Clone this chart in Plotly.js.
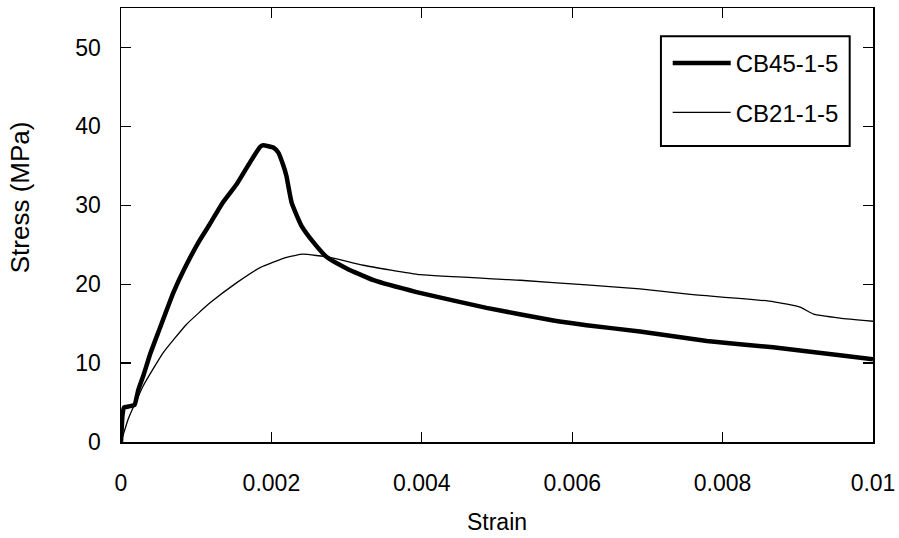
<!DOCTYPE html>
<html>
<head>
<meta charset="utf-8">
<script src="https://cdn.plot.ly/plotly-3.0.1.min.js"></script>
<style>html,body{margin:0;padding:0;background:#fff;}#chart{width:899px;height:538px;}</style>
</head>
<body>
<div id="chart"></div>
<script>
// Strain / stress readings
const cb45Strain = [0, 0.00002, 0.00004, 0.0001, 0.00018, 0.00023, 0.0003, 0.000386, 0.0005, 0.000695, 0.00083, 0.00103, 0.00118, 0.00135, 0.00154, 0.0017, 0.00185, 0.00189, 0.00203, 0.00209, 0.00216, 0.0022, 0.00227, 0.0024, 0.00256, 0.00274, 0.003, 0.00336, 0.00393, 0.00486, 0.00575, 0.00619, 0.0069, 0.00779, 0.00867, 0.00956, 0.01];
const cb45Stress = [0, 3.4, 4.4, 4.5, 4.7, 6.6, 8.5, 11.1, 14.0, 18.9, 21.7, 25.3, 27.6, 30.3, 32.7, 35.2, 37.4, 37.6, 37.3, 36.7, 35.0, 33.7, 30.3, 27.4, 25.3, 23.4, 22.0, 20.5, 19.0, 17.0, 15.4, 14.8, 14.0, 12.8, 12.0, 11.0, 10.5];

const cb21Strain = [0, 0.0001, 0.0003, 0.00056, 0.00087, 0.00118, 0.00154, 0.00185, 0.0022, 0.00242, 0.00278, 0.00322, 0.00398, 0.00531, 0.00619, 0.0069, 0.00757, 0.00867, 0.00903, 0.00921, 0.00956, 0.01];
const cb21Stress = [0, 3.0, 7.2, 11.3, 14.9, 17.6, 20.2, 22.1, 23.4, 23.8, 23.4, 22.4, 21.2, 20.5, 19.9, 19.4, 18.7, 17.8, 17.1, 16.2, 15.7, 15.3];

const seriesNames = ["CB45-1-5", "CB21-1-5"];
const xTickVals = [0, 0.002, 0.004, 0.006, 0.008, 0.01];
const xTickText = ["0", "0.002", "0.004", "0.006", "0.008", "0.01"];
const yTickVals = [0, 10, 20, 30, 40, 50];

const FONT = "Liberation Sans, Arial, sans-serif";

const traces = [
  {x: cb45Strain, y: cb45Stress, name: seriesNames[0], type: "scatter", mode: "lines",
   line: {color: "#000", width: 4.5, shape: "spline", smoothing: 0.4}, legendgroup: "a"},
  {x: cb21Strain, y: cb21Stress, name: seriesNames[1], type: "scatter", mode: "lines",
   line: {color: "#000", width: 1.3, shape: "spline", smoothing: 0.4}, legendgroup: "b"}
];

const axisCommon = {
  showline: true, linecolor: "#000", linewidth: 1.5, mirror: "ticks",
  ticks: "inside", ticklen: 10, tickwidth: 1.3, tickcolor: "#000",
  showgrid: false, zeroline: false,
  tickfont: {family: FONT, size: 23, color: "#000"}
};

const layout = {
  width: 899, height: 538,
  margin: {l: 121, r: 26, t: 8, b: 96},
  paper_bgcolor: "#fff", plot_bgcolor: "#fff",
  font: {family: FONT, color: "#000"},
  xaxis: Object.assign({}, axisCommon, {
    range: [0, 0.01], tickmode: "array", tickvals: xTickVals, ticktext: xTickText,
    ticklabelstandoff: 20,
    title: {text: "Strain", font: {family: FONT, size: 23, color: "#000"}, standoff: 19}
  }),
  yaxis: Object.assign({}, axisCommon, {
    range: [0, 55], tickmode: "array", tickvals: yTickVals,
    ticklabelstandoff: 14
  }),
  annotations: [{
    text: "Stress (MPa)", xref: "paper", yref: "paper", x: -0.135, y: 0.565,
    xanchor: "center", yanchor: "middle", textangle: -90, showarrow: false,
    font: {family: FONT, size: 26, color: "#000"}
  }],
  shapes: [{
    type: "rect", xref: "paper", yref: "paper", x0: 0.718, x1: 0.969, y0: 0.682, y1: 0.935,
    line: {color: "#000", width: 2}, fillcolor: "rgba(0,0,0,0)", layer: "above"
  }],
  showlegend: true,
  legend: {
    x: 0.727, xanchor: "left", y: 0.924, yanchor: "top",
    borderwidth: 0, bgcolor: "rgba(0,0,0,0)",
    font: {family: FONT, size: 24, color: "#000"},
    itemwidth: 58, tracegroupgap: 15
  }
};

Plotly.newPlot("chart", traces, layout, {displayModeBar: false, staticPlot: true});
</script>
</body>
</html>
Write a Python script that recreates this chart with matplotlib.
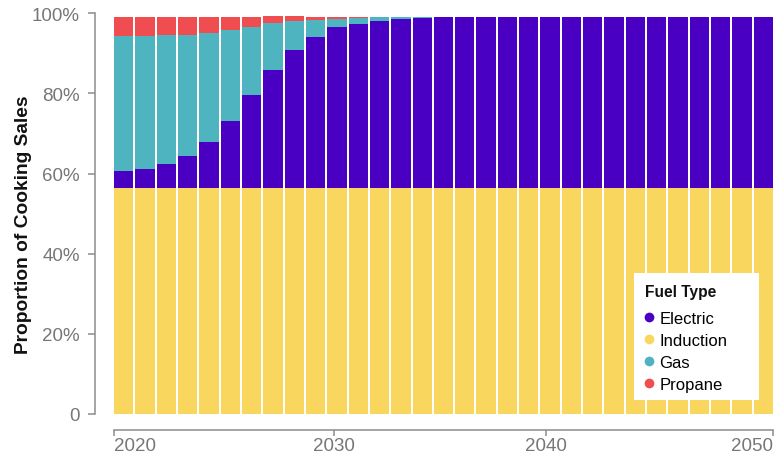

___

- Exercise task -
Quote the records above exactly, from the first line through the line containing "12.0, 11.0, 10.5];", and leave out the pictures.

- Solution to this problem -
Clone this chart in Plotly.js.
<!DOCTYPE html>
<html>
<head>
<meta charset="utf-8">
<script src="https://cdn.plot.ly/plotly-3.0.1.min.js"></script>
<style>html,body{margin:0;padding:0;background:#fff;}#chart{width:899px;height:538px;}</style>
</head>
<body>
<div id="chart"></div>
<script>
// Strain / stress readings
const cb45Strain = [0, 0.00002, 0.00004, 0.0001, 0.00018, 0.00023, 0.0003, 0.000386, 0.0005, 0.000695, 0.00083, 0.00103, 0.00118, 0.00135, 0.00154, 0.0017, 0.00185, 0.00189, 0.00203, 0.00209, 0.00216, 0.0022, 0.00227, 0.0024, 0.00256, 0.00274, 0.003, 0.00336, 0.00393, 0.00486, 0.00575, 0.00619, 0.0069, 0.00779, 0.00867, 0.00956, 0.01];
const cb45Stress = [0, 3.4, 4.4, 4.5, 4.7, 6.6, 8.5, 11.1, 14.0, 18.9, 21.7, 25.3, 27.6, 30.3, 32.7, 35.2, 37.4, 37.6, 37.3, 36.7, 35.0, 33.7, 30.3, 27.4, 25.3, 23.4, 22.0, 20.5, 19.0, 17.0, 15.4, 14.8, 14.0, 12.8, 12.0, 11.0, 10.5];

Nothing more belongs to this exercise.